Delhi

Delhi

A chi è capitato di soggiornare nella capitale indiana, e di trascorrere magari qualche ora nei suoi vicoli più angusti e tortuosi, in preda probabilmente a un attacco di nausea per il puzzo degli scarichi a cielo aperto, Delhi può apparire come una metastasi purulenta di bazar rumorosi e squallide catapecchie, che si espande intorno ad alcuni forti e moschee sconquassate, lungo un fiume imputridito. Una megalopoli popolata di gente che si dà un gran da fare per risultare sgradevole al prossimo, sputa catarro dappertutto, urina e defeca dove e quando vuole, e si concede confidenze scandalosamente prive di pudore.
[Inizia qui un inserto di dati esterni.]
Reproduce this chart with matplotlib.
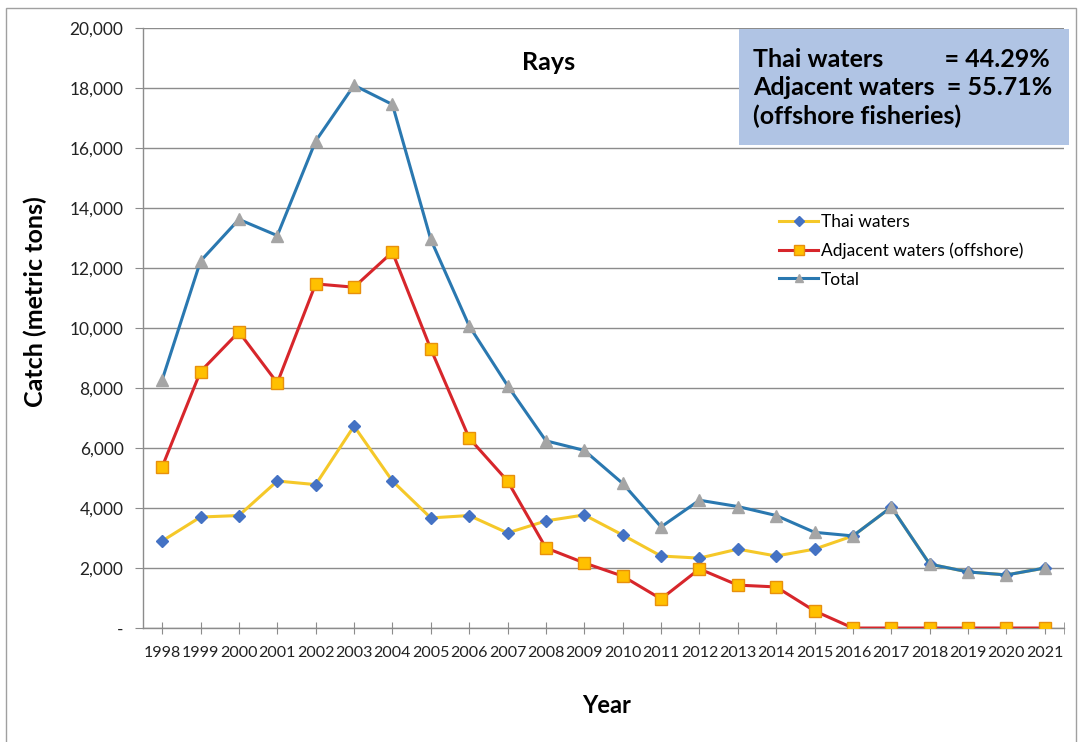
import matplotlib.pyplot as plt
from matplotlib.patches import Rectangle
from matplotlib.ticker import FuncFormatter

plt.rcParams['font.family'] = ['Lato', 'DejaVu Sans']

years = list(range(1998, 2022))

thai = [2900, 3700, 3750, 4900, 4780, 6730, 4900, 3670, 3750, 3170,
        3570, 3770, 3100, 2400, 2330, 2630, 2400, 2630, 3070, 4030,
        2130, 1870, 1770, 2000]
adjacent = [5370, 8550, 9870, 8170, 11470, 11360, 12530, 9300, 6330, 4900,
            2670, 2170, 1730, 970, 1970, 1430, 1370, 570, 0, 0,
            0, 0, 0, 0]
total = [8270, 12230, 13620, 13080, 16230, 18090, 17450, 12950, 10070, 8080,
         6240, 5920, 4820, 3370, 4260, 4050, 3750, 3190, 3070, 4030,
         2130, 1870, 1770, 2000]

share_text = ("Thai waters          = 44.29%\n"
              "Adjacent waters  = 55.71%\n"
              "(offshore fisheries)")

fig = plt.figure(figsize=(10.79, 7.42), dpi=100)
ax = fig.add_axes([0.1325, 0.1536, 0.8536, 0.8087])

# outer chart frame
fig.patches.append(Rectangle((0.0056, -0.01), 0.992, 0.9992, transform=fig.transFigure,
                             fill=False, edgecolor='#a0a0a0', linewidth=1.0))

ax.plot(years, thai, color='#f5c829', linewidth=2.2, marker='D', markersize=6,
        markerfacecolor='#4472c4', markeredgecolor='#4472c4', label='Thai waters', zorder=3)
ax.plot(years, adjacent, color='#d7262b', linewidth=2.2, marker='s', markersize=9,
        markerfacecolor='#ffc000', markeredgecolor='#e8900c', markeredgewidth=1.0,
        label='Adjacent waters (offshore)', zorder=4)
ax.plot(years, total, color='#2a78b0', linewidth=2.2, marker='^', markersize=8,
        markerfacecolor='#a5a5a5', markeredgecolor='#a5a5a5', label='Total', zorder=5)

ax.set_xlim(1997.5, 2021.5)
ax.set_ylim(0, 20000)
ax.set_xticks(years)
ax.set_xticks([2021.5], minor=True)
ax.set_yticks(range(0, 20001, 2000))
ax.yaxis.set_major_formatter(FuncFormatter(lambda v, p: '-' if v == 0 else f'{int(v):,}'))
ax.grid(axis='y', color='#8c8c8c', linewidth=1.0)
ax.set_axisbelow(True)

for s in ['top', 'right']:
    ax.spines[s].set_visible(False)
for s in ['left', 'bottom']:
    ax.spines[s].set_color('#8c8c8c')
    ax.spines[s].set_linewidth(1.0)

ax.tick_params(axis='x', which='both', direction='inout', length=8, color='#8c8c8c',
               labelsize=11.5, pad=9, labelcolor='#222222')
ax.tick_params(axis='y', direction='out', length=6, color='#8c8c8c', labelsize=12.5,
               pad=8, labelcolor='#222222')

ax.set_xlabel('Year', fontsize=17, fontweight='bold', va='center')
ax.xaxis.set_label_coords(0.5038, -0.1283)
ax.set_ylabel('Catch (metric tons)', fontsize=18, fontweight='bold', va='center')
ax.yaxis.set_label_coords(-0.1173, 0.5433)

ax.text(0.4408, 0.943, 'Rays', transform=ax.transAxes, fontsize=18, fontweight='bold',
        ha='center', va='center')

# share box in the upper right
fig.patches.append(Rectangle((0.6849, 0.8046), 0.3058, 0.1563, transform=fig.transFigure,
                             facecolor='#b0c4e4', edgecolor='none', zorder=6))
fig.text(0.6979, 0.8814, share_text, fontsize=18, fontweight='bold', ha='left',
         va='center', linespacing=1.27, zorder=7)

ax.legend(loc='upper left', bbox_to_anchor=(0.722, 0.7116), bbox_transform=fig.transFigure,
          frameon=False, fontsize=12.5, borderpad=0, borderaxespad=0,
          handlelength=2.25, labelspacing=0.72, handletextpad=0.15, markerscale=0.8)

fig.savefig('out.png', dpi=100)
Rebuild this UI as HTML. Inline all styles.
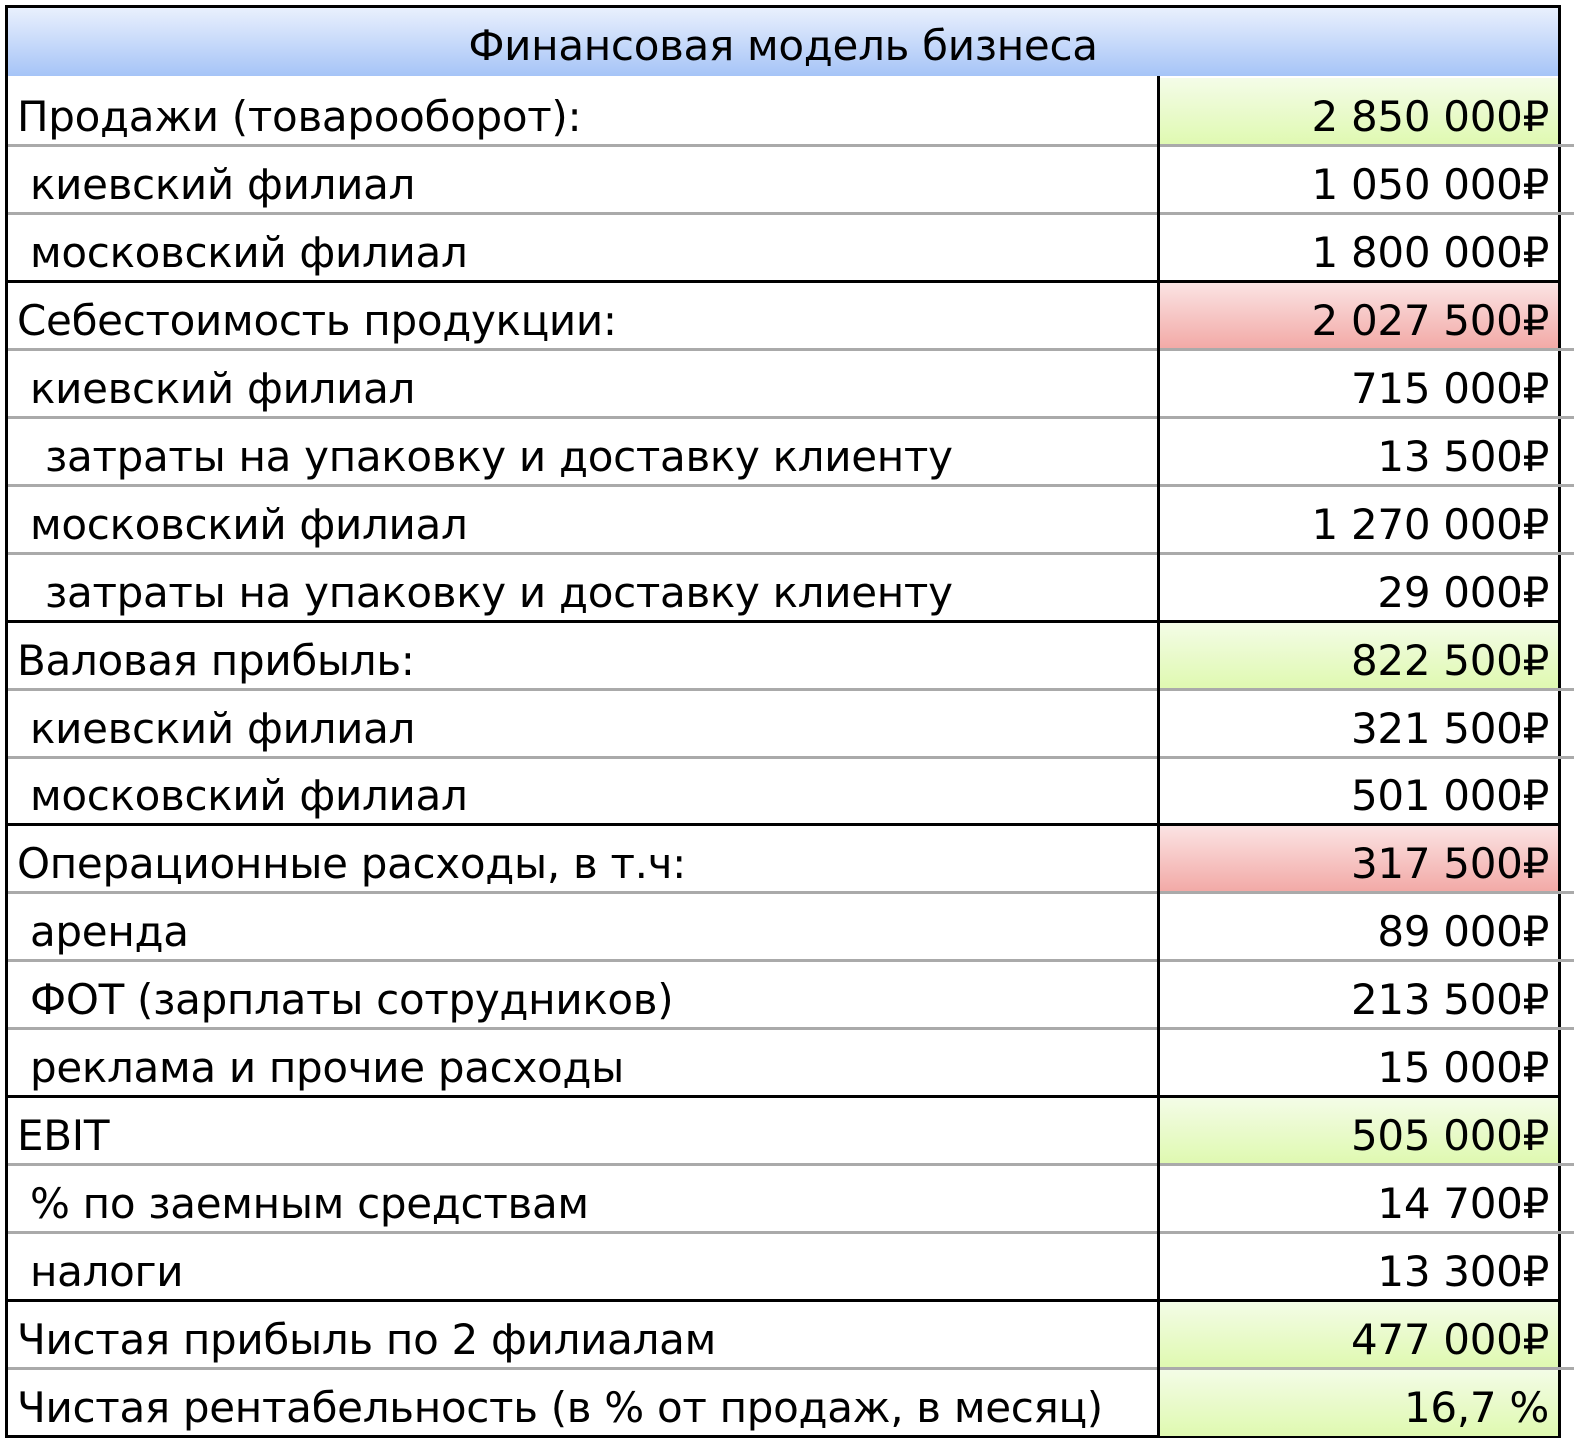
<!DOCTYPE html>
<html><head><meta charset="utf-8"><style>
html,body{margin:0;padding:0;background:#fff;}
body{width:1574px;height:1446px;position:relative;overflow:hidden;font-family:"DejaVu Sans","Liberation Sans",sans-serif;color:#000;}
.frame{position:absolute;left:5px;top:5px;width:1556px;height:1433px;box-sizing:border-box;border:3px solid #000;}
.title{position:absolute;left:8px;top:8px;width:1550px;height:68px;background:linear-gradient(#e9f0fd,#a6c4f7);font-size:42px;letter-spacing:-0.3px;line-height:76px;text-align:center;}
.row{position:absolute;left:8px;width:1550px;}
.lbl{position:absolute;left:0;top:0;bottom:0;width:1149px;font-size:42px;letter-spacing:-0.3px;display:flex;align-items:center;white-space:nowrap;padding-top:10px;box-sizing:border-box;}
.val{position:absolute;left:1152px;top:0;bottom:0;width:398px;font-size:42px;letter-spacing:-0.3px;display:flex;align-items:center;justify-content:flex-end;padding-right:9px;padding-top:10px;box-sizing:border-box;}
.g{background:linear-gradient(#f4fce8,#dff9b0);}
.r{background:linear-gradient(#fbe4e4,#f2a8a5);}
.sep{position:absolute;height:3px;}
.vline{position:absolute;left:1157px;top:76px;width:3px;height:1362px;background:#000;}
</style></head><body>
<div class="frame"></div>
<div class="title">Финансовая модель бизнеса</div>
<div id="rows"></div>
<div class="vline"></div>
<script>
const labels=["Продажи (товарооборот):","киевский филиал","московский филиал","Себестоимость продукции:","киевский филиал","затраты на упаковку и доставку клиенту","московский филиал","затраты на упаковку и доставку клиенту","Валовая прибыль:","киевский филиал","московский филиал","Операционные расходы, в т.ч:","аренда","ФОТ (зарплаты сотрудников)","реклама и прочие расходы","EBIT","% по заемным средствам","налоги","Чистая прибыль по 2 филиалам","Чистая рентабельность (в % от продаж, в месяц)"];
const values=["2 850 000₽","1 050 000₽","1 800 000₽","2 027 500₽","715 000₽","13 500₽","1 270 000₽","29 000₽","822 500₽","321 500₽","501 000₽","317 500₽","89 000₽","213 500₽","15 000₽","505 000₽","14 700₽","13 300₽","477 000₽","16,7 %"];
const indent=[0,1,1,0,1,2,1,2,0,1,1,0,1,1,1,0,1,1,0,0];
const fills=["g","","","r","","","","","g","","","r","","","","g","","","g","g"];
const blackBefore=[3,8,11,15,18];
const root=document.getElementById('rows');
const top0=78,rh=67.9;
for(let i=0;i<labels.length;i++){
  const y=top0+i*rh;
  const row=document.createElement('div');
  row.className='row';
  row.style.top=y+'px';row.style.height=rh+'px';
  
  
  const l=document.createElement('div');
  l.className='lbl';
  l.style.paddingLeft=[9,22,37][indent[i]]+'px';
  l.textContent=labels[i];
  
  
  const v=document.createElement('div');
  v.className='val '+fills[i];
  v.textContent=values[i];
  
  
  row.appendChild(l);row.appendChild(v);root.appendChild(row);
  if(i>0){
    const s=document.createElement('div');
    s.className='sep';
    const black=blackBefore.includes(i);
    s.style.top=(y-1.5)+'px';
    s.style.left='8px';
    s.style.width=black?'1550px':'1566px';
    s.style.background=black?'#000':'#aaa';
    
    
    root.appendChild(s);
  }
}
</script>
</body></html>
Forse a qualcuno sarà anche capitato di vedere una 'hijda' come Bhagmati, la protagonista, insieme con Delhi, di questo romanzo: un essere metà donna metà uomo, dalla pelle scura, il volto deturpato dai segni del vaiolo, i denti storti e ingialliti a forza di masticare tabacco e fumare 'bidi', i vestiti chiassosi, la voce ancor peggio, i discorsi volgari. Tuttavia, nelle pagine di questo libro, questi 'orrori' sono soltanto come quegli unguenti puzzolenti che la gente si cosparge sulla pelle per tenere lontane zanzare, moscerini e altri parassiti che succhiano il sangue.